While the second half of the year saw relief in the form of lower inflation, reduced interest rates, and a reprieve from persistent load shedding, financial strain remains prevalent.
According to DebtBusters' Executive Head, Benay Sager, South Africans are still feeling the pinch as income growth lags behind rising expenses. Over the past eight years, inflation has outpaced income growth by 44%, with essential costs like petrol and electricity increasing at an even faster rate. As a result, consumers now have 42% less purchasing power than they did in 2016, a record high debt-to-income ratio.
"The gap between income and inflation is the biggest factor behind the reduced purchasing power we are experiencing," said Sager. "Many of us are noticing that we can purchase far less now than we could just eight years ago."

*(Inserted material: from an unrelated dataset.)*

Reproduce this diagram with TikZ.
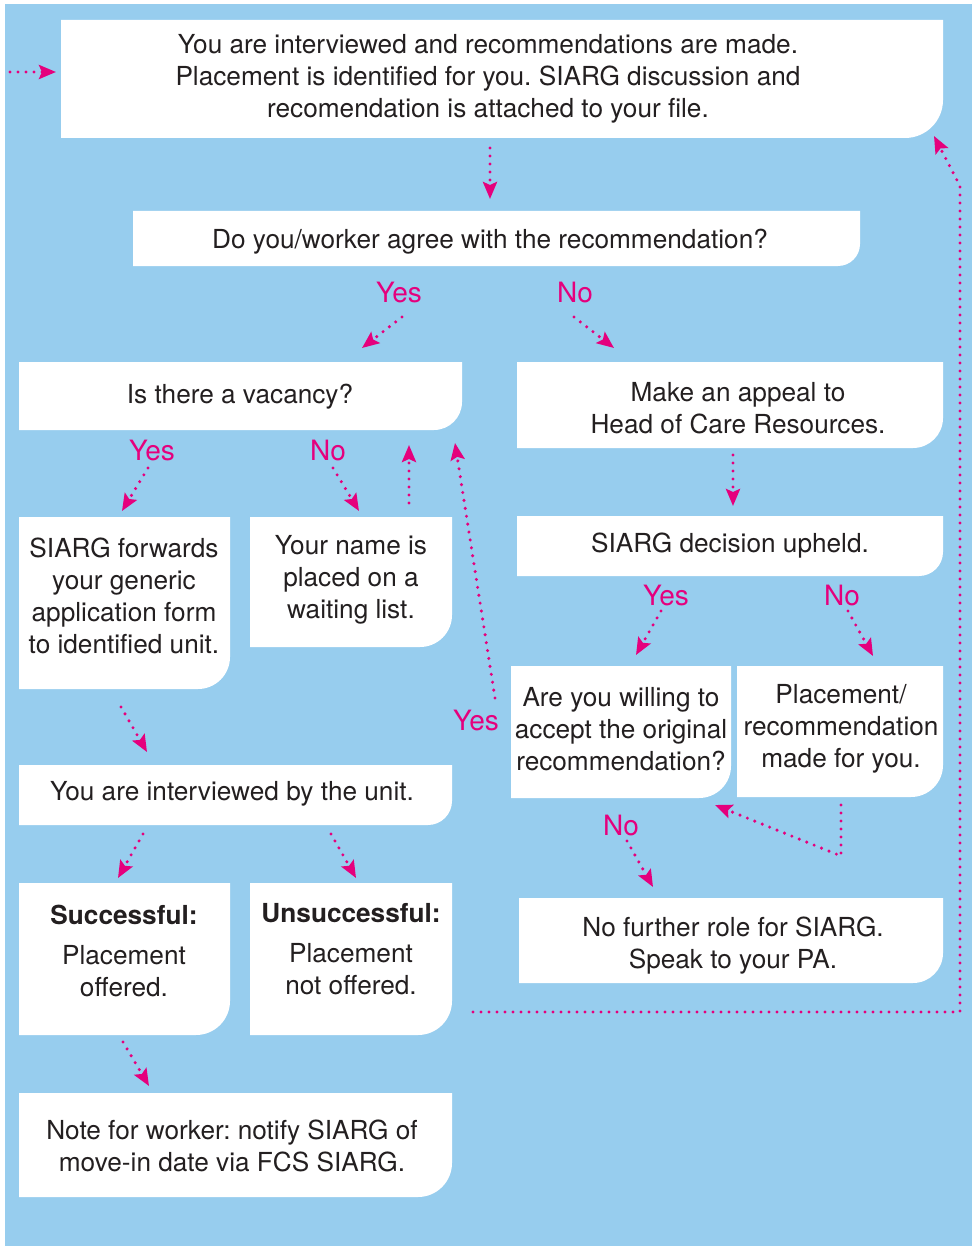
\documentclass[tikz,border=0pt]{standalone}
\usepackage{fontspec}
\setmainfont{TeX Gyre Heros}
\usetikzlibrary{arrows.meta}
\definecolor{bgblue}{RGB}{151,205,238}
\definecolor{pinkc}{RGB}{229,0,125}
\definecolor{txt}{RGB}{35,31,32}
\newcommand{\wbox}[5]{\fill[white] (#1,#2) -- (#3,#2) -- (#3,#4-#5) arc[start angle=0,end angle=-90,radius=#5pt] -- (#1,#4) -- cycle;}
\frenchspacing
\begin{document}
\begin{tikzpicture}[x=1pt,y=-1pt,
 txtnode/.style={align=center, text=txt, font=\fontsize{26.2}{32}\selectfont, inner sep=0pt, yshift=-2pt},
 lbl/.style={text=pinkc, font=\fontsize{28}{32}\selectfont, inner sep=0pt},
 dotline/.style={pinkc, line width=3.4pt, dash pattern=on 0pt off 8pt, line cap=round},
 dotarrow/.style={dotline, -{Stealth[length=17pt,width=14pt,inset=3pt]}}]
\useasboundingbox (0,0) rectangle (977,1249);
\fill[bgblue] (5,4) rectangle (972,1246);
% boxes
\wbox{61}{20}{943}{138}{38}
\wbox{133}{211}{860}{266}{22}
\wbox{19}{362}{462}{430}{28}
\wbox{517}{362}{943}{448}{30}
\wbox{19}{517}{230}{689}{32}
\wbox{250}{517}{452}{647}{32}
\wbox{517}{516}{943}{576}{24}
\wbox{511}{666}{731}{798}{32}
\wbox{737}{666}{943}{797}{32}
\wbox{19}{765}{452}{825}{24}
\wbox{19}{883}{230}{1035}{34}
\wbox{250}{883}{452}{1035}{34}
\wbox{519}{898}{943}{983}{30}
\wbox{19}{1093}{452}{1197}{34}
% texts
\node[txtnode] (interview) at (488,77) {You are interviewed and recommendations are made.\\Placement is identified for you. SIARG discussion and\\recomendation is attached to your file.};
\node[txtnode] (agree) at (490,240) {Do you/worker agree with the recommendation?};
\node[txtnode] (vacancy) at (240,395) {Is there a vacancy?};
\node[txtnode] (appeal) at (738,406) {Make an appeal to\\Head of Care Resources.};
\node[txtnode] (forwards) at (124,594) {SIARG forwards\\your generic\\application form\\to identified unit.};
\node[txtnode] (waiting) at (351,578) {Your name is\\placed on a\\waiting list.};
\node[txtnode] (upheld) at (730,544) {SIARG decision upheld.};
\node[txtnode] (willing) at (621,727) {Are you willing to\\accept the original\\recommendation?};
\node[txtnode] (made) at (841,727) {Placement/\\recommendation\\made for you.};
\node[txtnode] (unit) at (232,792) {You are interviewed by the unit.};
\node[txtnode] (success) at (124,949) {\textbf{Successful:}\\[8pt]Placement\\offered.};
\node[txtnode] (unsuccess) at (351,947) {\textbf{Unsuccessful:}\\[8pt]Placement\\not offered.};
\node[txtnode] (nofurther) at (733,944) {No further role for SIARG.\\Speak to your PA.};
\node[txtnode] (note) at (232,1144) {Note for worker: notify SIARG of\\move-in date via FCS SIARG.};
% labels
\node[lbl] (yes1) at (399,293) {Yes};
\node[lbl] (no1) at (575,293) {No};
\node[lbl] (yes2) at (152,451) {Yes};
\node[lbl] (no2) at (328,451) {No};
\node[lbl] (yes3) at (666,595) {Yes};
\node[lbl] (no3) at (842,595) {No};
\node[lbl] (yes4) at (476,720) {Yes};
\node[lbl] (no4) at (621,825) {No};
% connector coordinates
\coordinate (inS) at (10,72);   \coordinate (inE) at (56,72);
\coordinate (a1s) at (490,148); \coordinate (a1e) at (490,199);
\coordinate (a2s) at (402,317); \coordinate (a2e) at (362,348);
\coordinate (a3s) at (574,317); \coordinate (a3e) at (614,348);
\coordinate (a4s) at (148,468); \coordinate (a4e) at (122,511);
\coordinate (a5s) at (333,468); \coordinate (a5e) at (359,511);
\coordinate (a6s) at (409,503); \coordinate (a6e) at (409,445);
\coordinate (a7s) at (495,698); \coordinate (a7e) at (455,443);
\coordinate (a8s) at (733,455); \coordinate (a8e) at (733,506);
\coordinate (a9s) at (661,611); \coordinate (a9e) at (636,655);
\coordinate (a10s) at (848,611); \coordinate (a10e) at (873,656);
\coordinate (a11s) at (841,805); \coordinate (a11m) at (841,856); \coordinate (a11e) at (715,805);
\coordinate (a12s) at (627,841); \coordinate (a12e) at (653,887);
\coordinate (a13s) at (121,707); \coordinate (a13e) at (147,752);
\coordinate (a14s) at (143,834); \coordinate (a14e) at (118,878);
\coordinate (a15s) at (331,834); \coordinate (a15e) at (356,878);
\coordinate (a16s) at (123,1042); \coordinate (a16e) at (149,1086);
\coordinate (rS) at (473,1012); \coordinate (rA) at (960,1012); \coordinate (rB) at (960,186); \coordinate (rE) at (934,136);
% connectors
\draw[dotarrow] (inS) -- (inE);
\draw[dotarrow] (a1s) -- (a1e);
\draw[dotarrow] (a2s) -- (a2e);
\draw[dotarrow] (a3s) -- (a3e);
\draw[dotarrow] (a4s) -- (a4e);
\draw[dotarrow] (a5s) -- (a5e);
\draw[dotarrow] (a6s) -- (a6e);
\draw[dotarrow] (a7s) -- (a7e);
\draw[dotarrow] (a8s) -- (a8e);
\draw[dotarrow] (a9s) -- (a9e);
\draw[dotarrow] (a10s) -- (a10e);
\draw[dotarrow] (a11s) -- (a11m) -- (a11e);
\draw[dotarrow] (a12s) -- (a12e);
\draw[dotarrow] (a13s) -- (a13e);
\draw[dotarrow] (a14s) -- (a14e);
\draw[dotarrow] (a15s) -- (a15e);
\draw[dotarrow] (a16s) -- (a16e);
\draw[dotarrow] (rS) -- (rA) -- (rB) -- (rE);
\end{tikzpicture}
\end{document}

Despite some improvements in economic conditions, including falling inflation and interest rates in the latter half of 2024, the debt-to-income ratio remains at a record high. Sager pointed out that the share of net income used to service debt has reached levels not seen since 2017. For the lowest and highest earners, this figure is particularly concerning, with around 72–74% of their income going towards debt repayment, leaving them with little room for essential expenses.
With 2025 on the horizon, Sager urged South Africans to take control of their financial health. “Understanding and confronting debt is key. Don’t be afraid of it, engage with it. Review your bank statements, understand your credit profile, and seek advice from financial professionals if needed.”
With National Debt Awareness month underway, Sager emphasised the importance of using this time to gain insight into money management and debt, helping South Africans make informed decisions about their financial futures.